Current Affairs A small crowd gathers to remember Jan Palach's sacrifice
Last weekend was the 36th anniversary of one of the most tragic events associated with the Soviet occupation of Czechoslovakia in 1968. On 16th January 1969, a twenty-year-old student Jan Palach doused himself with petrol and set himself alight on Prague's Wenceslas Square. It was a desperate protest against the invasion and growing public apathy in the face of the process known as "normalization", as the hardliners gradually regained control. Jan Palach died from his burns three days later, and around the world his sacrifice became one of the most potent symbols of the time. David Vaughan attended a ceremony on Saturday at Jan Palach's grave.
Photo: CTK
A school choir sang as around fifty people of four different generations
gathered round Jan Palach's grave in Prague's Olsany Cemetery. One of the
youngest was Jiri Houslar, who was singing in the choir. I asked him why
he felt Jan Palach's sacrifice should be remembered.
"I think it is very important because it can happen any time that there won't be freedom, and people have to do something with that."
He was a very young person, like yourself. Do you think that kind of sacrifice is an example? Some people would say that it was in vain.
"Maybe it was, but everyone saw that he really meant it, when he did such a thing."
To this day people are divided over the wisdom of suicide in the cause of freedom, but what remains undisputed is that ever since Palach's self-sacrifice, he has been a rallying point in the cause of freedom in this country, not least in 1989, when the twentieth anniversary of his death was one of the catalysts for protests that eventually culminated in the fall of communism.
But over fifteen years later, the memory of Jan Palach is gradually fading.
"I'm a little afraid that the freedom we've won has made us doubt whether or not it's wise to think back again and again to the past. Some say we should let the past lie. But I don't think this is true. We should always look back, as we need to be awake to the danger of history repeating itself."
Jan Palach
That was Milan Kiska, one of those attending the ceremony.

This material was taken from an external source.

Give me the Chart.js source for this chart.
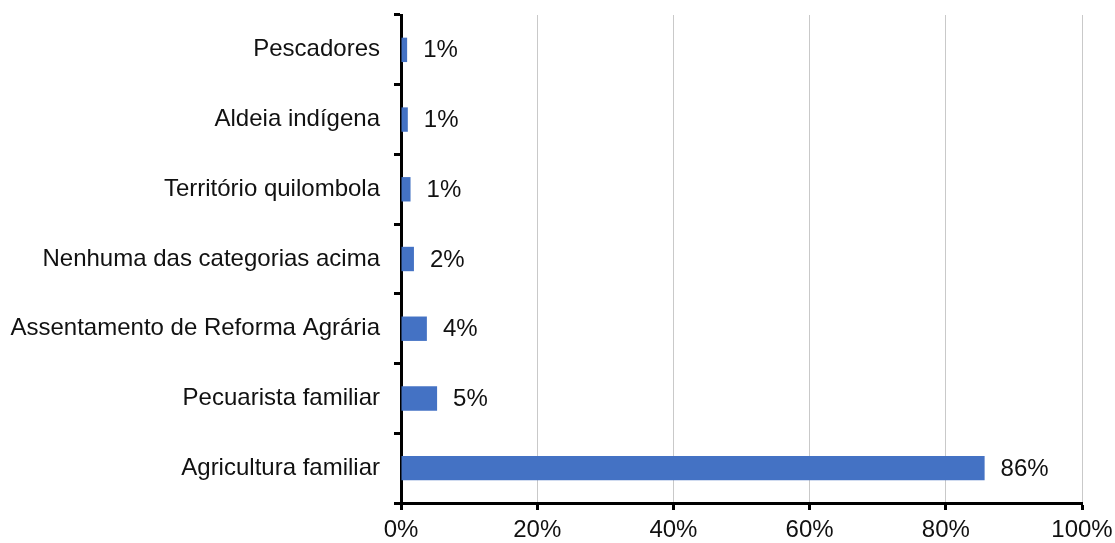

Immediately after his death Jan Palach's grave became a place of remembrance and protest, and was always surrounded by hundreds of candles. This proved too much for the communist authorities, as the main organizer Saturday's event, Jaroslava Cajova remembers,
"For twenty years people would light candles here, even though in 1973, the grave was removed, and Jan Palach's remains were cremated, without the authorities even bothering to consult with his family, and put in his family grave in the town of Vsetaty."
To light a candle at the original site of the grave became an act of political defiance. After the fall of communism, Jan Palach's brother, Jiri, agreed that his ashes should be returned to Prague. To this day there are always candles and flowers by the grave, which is just to the right of the main gate to Olsany Cemetery.